For a while there, you wonder whether what’s being explored here might perhaps be some sort of dreamscape. But as Freud so memorably summed up, dreams are about “the transformation of manifest dream material into latent dream content”. The whole point of dreams and their reading in other words, is the connection between what you dream about, and the stuff of your everyday life. The different elements need to be connected, otherwise they are literally meaningless. And if what we’re being offered on the other hand is some sort of metaphor, allegory or parable, then we need to be able to identify with whoever it is that is experiencing the lesson to be learned.

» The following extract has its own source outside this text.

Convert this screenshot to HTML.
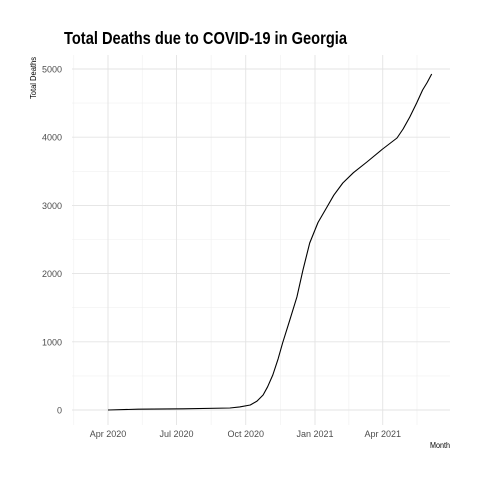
<!DOCTYPE html>
<html><head><meta charset="utf-8"><style>
body{margin:0;background:#fff;}
svg text{font-family:"Liberation Sans",sans-serif;}
</style></head><body>
<svg id="chart" width="480" height="480" xmlns="http://www.w3.org/2000/svg">
<text x="64" y="44" font-size="17.5" font-weight="bold" fill="#000" textLength="283" lengthAdjust="spacingAndGlyphs">Total Deaths due to COVID-19 in Georgia</text>
<text transform="translate(36,78) rotate(-90)" text-anchor="middle" font-size="8" fill="#000" textLength="42" lengthAdjust="spacingAndGlyphs">Total Deaths</text>
<text x="450" y="448" text-anchor="end" font-size="8" fill="#000" textLength="20" lengthAdjust="spacingAndGlyphs">Month</text>
<g id="grid"></g><g id="ticks"></g><g id="series"></g>
</svg>
<script>
const days = [0, 40, 100, 162, 175, 189, 198, 206, 212, 219, 226, 232, 241, 251, 259, 268, 279, 291, 300, 312, 326, 344, 364, 384, 392, 401, 410, 418, 424, 430];
const deaths = [0, 12, 18, 29, 45, 73, 130, 220, 340, 513, 750, 982, 1300, 1657, 2050, 2449, 2750, 2977, 3150, 3328, 3480, 3636, 3820, 3988, 4120, 4296, 4500, 4692, 4800, 4927];
const yTicks = [0, 1000, 2000, 3000, 4000, 5000];
const xTickDays = [0, 91, 183, 275, 365];
const xTickLabels = ["Apr 2020", "Jul 2020", "Oct 2020", "Jan 2021", "Apr 2021"];
const NS = "http://www.w3.org/2000/svg";
const x = d => 108 + d * 0.7527;
const y = v => 410 - v * 0.0682;
const L = 72, R = 450, T = 55, B = 425;
const grid = document.getElementById('grid'), ticks = document.getElementById('ticks'), series = document.getElementById('series');
function line(p, x1, y1, x2, y2, c, w) {
  const l = document.createElementNS(NS, 'line');
  l.setAttribute('x1', x1); l.setAttribute('y1', y1); l.setAttribute('x2', x2); l.setAttribute('y2', y2);
  l.setAttribute('stroke', c); l.setAttribute('stroke-width', w);
  p.appendChild(l); return l;
}
for (let i = 0; i < yTicks.length; i++) {
  const v = yTicks[i] + 500;
  if (y(v) > T) {
    const l = line(grid, L, y(v), R, y(v), '#f0f0f0', 0.6);
    
    
  }
}
const minorX = [xTickDays[0] - 45.5];
for (let i = 0; i < xTickDays.length - 1; i++) minorX.push((xTickDays[i] + xTickDays[i + 1]) / 2);
minorX.push(xTickDays[4] + 45.5);
minorX.forEach(d => {
  if (x(d) > L && x(d) < R) {
    const l = line(grid, x(d), T, x(d), B, '#f0f0f0', 0.6);
    
    
  }
});
yTicks.forEach(v => {
  const l = line(grid, L, y(v), R, y(v), '#e3e3e3', 0.9);
  
  
  const t = document.createElementNS(NS, 'text');
  t.setAttribute('x', 62); t.setAttribute('y', y(v) + 3.5);
  t.setAttribute('text-anchor', 'end'); t.setAttribute('font-size', '9'); t.setAttribute('fill', '#4d4d4d');
  t.textContent = v;
  
  
  ticks.appendChild(t);
});
xTickDays.forEach((d, i) => {
  const l = line(grid, x(d), T, x(d), B, '#e3e3e3', 0.9);
  
  
  const t = document.createElementNS(NS, 'text');
  t.setAttribute('x', x(d)); t.setAttribute('y', 437);
  t.setAttribute('text-anchor', 'middle'); t.setAttribute('font-size', '9'); t.setAttribute('fill', '#4d4d4d');
  t.textContent = xTickLabels[i];
  
  
  ticks.appendChild(t);
});
const path = document.createElementNS(NS, 'path');
path.setAttribute('d', days.map((d, i) => (i ? 'L' : 'M') + x(d).toFixed(1) + ',' + y(deaths[i]).toFixed(1)).join(''));
path.setAttribute('fill', 'none'); path.setAttribute('stroke', '#000'); path.setAttribute('stroke-width', '1.1');
path.setAttribute('stroke-linejoin', 'round');


series.appendChild(path);
</script>
</body></html>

There are no connections between the beginning, middle and end of Mother!, or for that matter, between any of its major scenes, and you couldn’t possibly identify with any of the characters involved. There are the same two principal actors, poor old Jennifer Lawrence and Javier Bardem, on the same set, of the same house, and all the props are the same. But there is almost nothing to connect what happens in one scene with what happens in the next.
Dreams have been central to cinema, which is hardly surprising for a medium designed to produce illusion. Fellini’s 8 ½, Bunuel’s the Discreet Charm of the Bourgeoisie, Polanski’s Repulsion and, more recently Alejandro Jodorowsky’s the Dance of Reality, reviewed earlier here, and, of course, David Lynch’s Mulholland Dr., where, as David Thompson astutely pointed out, D R stands first and foremost for Dream, and only secondly for Drive.
If there are any of those films that you haven’t seen, do so now. If however you’re curious about what happens when you try to make a film without having a script or, therefore, a story, then if nothing else, Mother! will put you right on that.